--- Exercise description ---
Transcribe the material in full. Nothing should differ except that the pictures are left out.

--- Information provided ---
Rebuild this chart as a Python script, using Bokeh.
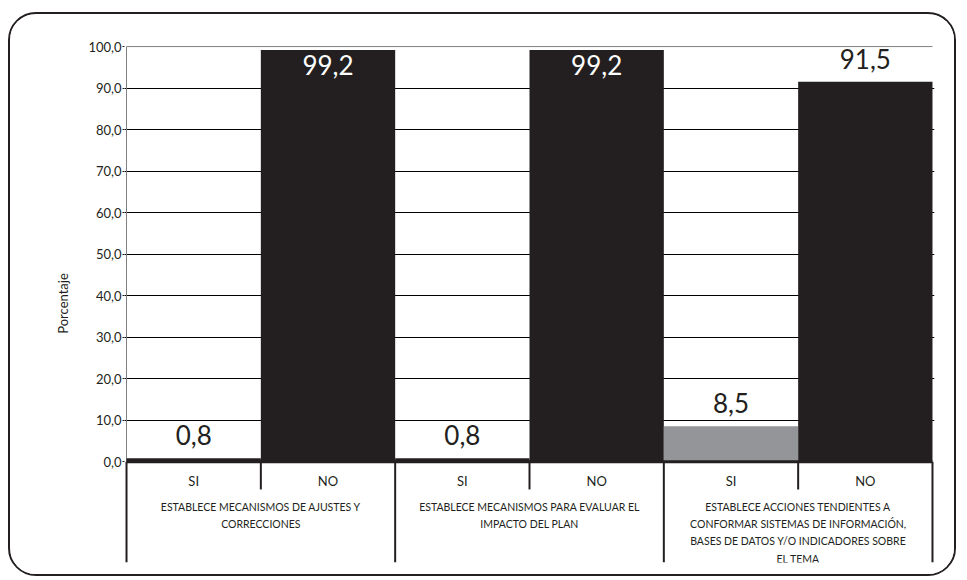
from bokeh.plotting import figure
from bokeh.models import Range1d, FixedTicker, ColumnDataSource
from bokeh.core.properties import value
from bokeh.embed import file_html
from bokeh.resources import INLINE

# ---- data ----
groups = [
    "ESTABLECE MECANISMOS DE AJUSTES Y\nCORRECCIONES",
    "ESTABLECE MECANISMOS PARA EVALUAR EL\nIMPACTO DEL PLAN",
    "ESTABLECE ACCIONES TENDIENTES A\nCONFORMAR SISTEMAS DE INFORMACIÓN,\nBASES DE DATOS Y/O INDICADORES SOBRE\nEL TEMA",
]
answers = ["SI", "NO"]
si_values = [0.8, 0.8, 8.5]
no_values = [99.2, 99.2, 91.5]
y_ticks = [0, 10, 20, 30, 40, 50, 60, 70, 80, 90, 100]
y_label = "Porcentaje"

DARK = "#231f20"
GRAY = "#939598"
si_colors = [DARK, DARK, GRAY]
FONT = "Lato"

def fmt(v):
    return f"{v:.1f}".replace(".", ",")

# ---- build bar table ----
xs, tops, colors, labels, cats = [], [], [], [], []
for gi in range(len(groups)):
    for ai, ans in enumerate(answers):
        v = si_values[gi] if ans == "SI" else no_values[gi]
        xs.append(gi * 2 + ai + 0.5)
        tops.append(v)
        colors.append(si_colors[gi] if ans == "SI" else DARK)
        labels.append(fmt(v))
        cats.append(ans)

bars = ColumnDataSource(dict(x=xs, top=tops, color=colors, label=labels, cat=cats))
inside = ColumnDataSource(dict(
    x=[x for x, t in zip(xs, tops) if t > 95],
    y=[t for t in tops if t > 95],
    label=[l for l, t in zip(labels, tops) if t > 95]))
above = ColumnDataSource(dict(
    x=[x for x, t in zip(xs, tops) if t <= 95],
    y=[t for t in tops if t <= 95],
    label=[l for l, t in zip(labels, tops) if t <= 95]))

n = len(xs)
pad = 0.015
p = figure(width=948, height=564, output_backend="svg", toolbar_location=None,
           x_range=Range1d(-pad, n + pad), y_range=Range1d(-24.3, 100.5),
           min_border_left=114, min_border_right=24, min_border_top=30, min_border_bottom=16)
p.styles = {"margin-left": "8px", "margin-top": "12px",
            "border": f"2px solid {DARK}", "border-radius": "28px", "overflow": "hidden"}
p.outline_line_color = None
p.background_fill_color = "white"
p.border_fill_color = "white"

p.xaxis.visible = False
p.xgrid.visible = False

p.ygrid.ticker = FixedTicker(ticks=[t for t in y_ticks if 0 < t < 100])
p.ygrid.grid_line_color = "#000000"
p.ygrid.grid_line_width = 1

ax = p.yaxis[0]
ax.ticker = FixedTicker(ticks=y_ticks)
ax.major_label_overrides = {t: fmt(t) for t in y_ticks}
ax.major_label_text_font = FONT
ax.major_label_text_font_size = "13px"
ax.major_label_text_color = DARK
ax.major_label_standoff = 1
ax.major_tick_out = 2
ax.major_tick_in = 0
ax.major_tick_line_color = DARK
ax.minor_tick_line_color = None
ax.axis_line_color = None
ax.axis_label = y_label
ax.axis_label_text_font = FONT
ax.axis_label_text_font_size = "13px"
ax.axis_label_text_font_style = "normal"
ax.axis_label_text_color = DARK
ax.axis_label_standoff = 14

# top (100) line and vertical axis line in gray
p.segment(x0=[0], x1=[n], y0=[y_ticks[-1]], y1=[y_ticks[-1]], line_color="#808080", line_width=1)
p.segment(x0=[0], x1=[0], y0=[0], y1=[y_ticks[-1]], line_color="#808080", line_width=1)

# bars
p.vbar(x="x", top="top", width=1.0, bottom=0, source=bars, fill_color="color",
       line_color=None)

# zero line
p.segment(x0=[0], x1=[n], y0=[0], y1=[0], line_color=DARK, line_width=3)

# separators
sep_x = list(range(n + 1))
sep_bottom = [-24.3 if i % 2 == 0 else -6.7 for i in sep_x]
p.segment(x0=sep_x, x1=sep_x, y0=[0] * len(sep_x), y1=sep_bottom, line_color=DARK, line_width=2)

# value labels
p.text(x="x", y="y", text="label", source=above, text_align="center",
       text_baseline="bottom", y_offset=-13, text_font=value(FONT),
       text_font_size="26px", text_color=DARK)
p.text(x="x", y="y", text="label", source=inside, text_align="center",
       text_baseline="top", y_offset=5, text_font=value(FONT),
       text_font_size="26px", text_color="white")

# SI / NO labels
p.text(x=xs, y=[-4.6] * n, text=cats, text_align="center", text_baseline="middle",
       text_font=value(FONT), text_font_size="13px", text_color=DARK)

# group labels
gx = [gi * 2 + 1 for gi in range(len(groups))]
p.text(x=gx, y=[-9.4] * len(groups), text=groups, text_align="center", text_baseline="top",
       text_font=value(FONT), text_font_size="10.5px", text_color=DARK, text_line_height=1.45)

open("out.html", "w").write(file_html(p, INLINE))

--- Answer for the task ---
Rebuild this chart as a Python script, using Bokeh.
from bokeh.plotting import figure
from bokeh.models import Range1d, FixedTicker, ColumnDataSource
from bokeh.core.properties import value
from bokeh.embed import file_html
from bokeh.resources import INLINE

# ---- data ----
groups = [
    "ESTABLECE MECANISMOS DE AJUSTES Y\nCORRECCIONES",
    "ESTABLECE MECANISMOS PARA EVALUAR EL\nIMPACTO DEL PLAN",
    "ESTABLECE ACCIONES TENDIENTES A\nCONFORMAR SISTEMAS DE INFORMACIÓN,\nBASES DE DATOS Y/O INDICADORES SOBRE\nEL TEMA",
]
answers = ["SI", "NO"]
si_values = [0.8, 0.8, 8.5]
no_values = [99.2, 99.2, 91.5]
y_ticks = [0, 10, 20, 30, 40, 50, 60, 70, 80, 90, 100]
y_label = "Porcentaje"

DARK = "#231f20"
GRAY = "#939598"
si_colors = [DARK, DARK, GRAY]
FONT = "Lato"

def fmt(v):
    return f"{v:.1f}".replace(".", ",")

# ---- build bar table ----
xs, tops, colors, labels, cats = [], [], [], [], []
for gi in range(len(groups)):
    for ai, ans in enumerate(answers):
        v = si_values[gi] if ans == "SI" else no_values[gi]
        xs.append(gi * 2 + ai + 0.5)
        tops.append(v)
        colors.append(si_colors[gi] if ans == "SI" else DARK)
        labels.append(fmt(v))
        cats.append(ans)

bars = ColumnDataSource(dict(x=xs, top=tops, color=colors, label=labels, cat=cats))
inside = ColumnDataSource(dict(
    x=[x for x, t in zip(xs, tops) if t > 95],
    y=[t for t in tops if t > 95],
    label=[l for l, t in zip(labels, tops) if t > 95]))
above = ColumnDataSource(dict(
    x=[x for x, t in zip(xs, tops) if t <= 95],
    y=[t for t in tops if t <= 95],
    label=[l for l, t in zip(labels, tops) if t <= 95]))

n = len(xs)
pad = 0.015
p = figure(width=948, height=564, output_backend="svg", toolbar_location=None,
           x_range=Range1d(-pad, n + pad), y_range=Range1d(-24.3, 100.5),
           min_border_left=114, min_border_right=24, min_border_top=30, min_border_bottom=16)
p.styles = {"margin-left": "8px", "margin-top": "12px",
            "border": f"2px solid {DARK}", "border-radius": "28px", "overflow": "hidden"}
p.outline_line_color = None
p.background_fill_color = "white"
p.border_fill_color = "white"

p.xaxis.visible = False
p.xgrid.visible = False

p.ygrid.ticker = FixedTicker(ticks=[t for t in y_ticks if 0 < t < 100])
p.ygrid.grid_line_color = "#000000"
p.ygrid.grid_line_width = 1

ax = p.yaxis[0]
ax.ticker = FixedTicker(ticks=y_ticks)
ax.major_label_overrides = {t: fmt(t) for t in y_ticks}
ax.major_label_text_font = FONT
ax.major_label_text_font_size = "13px"
ax.major_label_text_color = DARK
ax.major_label_standoff = 1
ax.major_tick_out = 2
ax.major_tick_in = 0
ax.major_tick_line_color = DARK
ax.minor_tick_line_color = None
ax.axis_line_color = None
ax.axis_label = y_label
ax.axis_label_text_font = FONT
ax.axis_label_text_font_size = "13px"
ax.axis_label_text_font_style = "normal"
ax.axis_label_text_color = DARK
ax.axis_label_standoff = 14

# top (100) line and vertical axis line in gray
p.segment(x0=[0], x1=[n], y0=[y_ticks[-1]], y1=[y_ticks[-1]], line_color="#808080", line_width=1)
p.segment(x0=[0], x1=[0], y0=[0], y1=[y_ticks[-1]], line_color="#808080", line_width=1)

# bars
p.vbar(x="x", top="top", width=1.0, bottom=0, source=bars, fill_color="color",
       line_color=None)

# zero line
p.segment(x0=[0], x1=[n], y0=[0], y1=[0], line_color=DARK, line_width=3)

# separators
sep_x = list(range(n + 1))
sep_bottom = [-24.3 if i % 2 == 0 else -6.7 for i in sep_x]
p.segment(x0=sep_x, x1=sep_x, y0=[0] * len(sep_x), y1=sep_bottom, line_color=DARK, line_width=2)

# value labels
p.text(x="x", y="y", text="label", source=above, text_align="center",
       text_baseline="bottom", y_offset=-13, text_font=value(FONT),
       text_font_size="26px", text_color=DARK)
p.text(x="x", y="y", text="label", source=inside, text_align="center",
       text_baseline="top", y_offset=5, text_font=value(FONT),
       text_font_size="26px", text_color="white")

# SI / NO labels
p.text(x=xs, y=[-4.6] * n, text=cats, text_align="center", text_baseline="middle",
       text_font=value(FONT), text_font_size="13px", text_color=DARK)

# group labels
gx = [gi * 2 + 1 for gi in range(len(groups))]
p.text(x=gx, y=[-9.4] * len(groups), text=groups, text_align="center", text_baseline="top",
       text_font=value(FONT), text_font_size="10.5px", text_color=DARK, text_line_height=1.45)

open("out.html", "w").write(file_html(p, INLINE))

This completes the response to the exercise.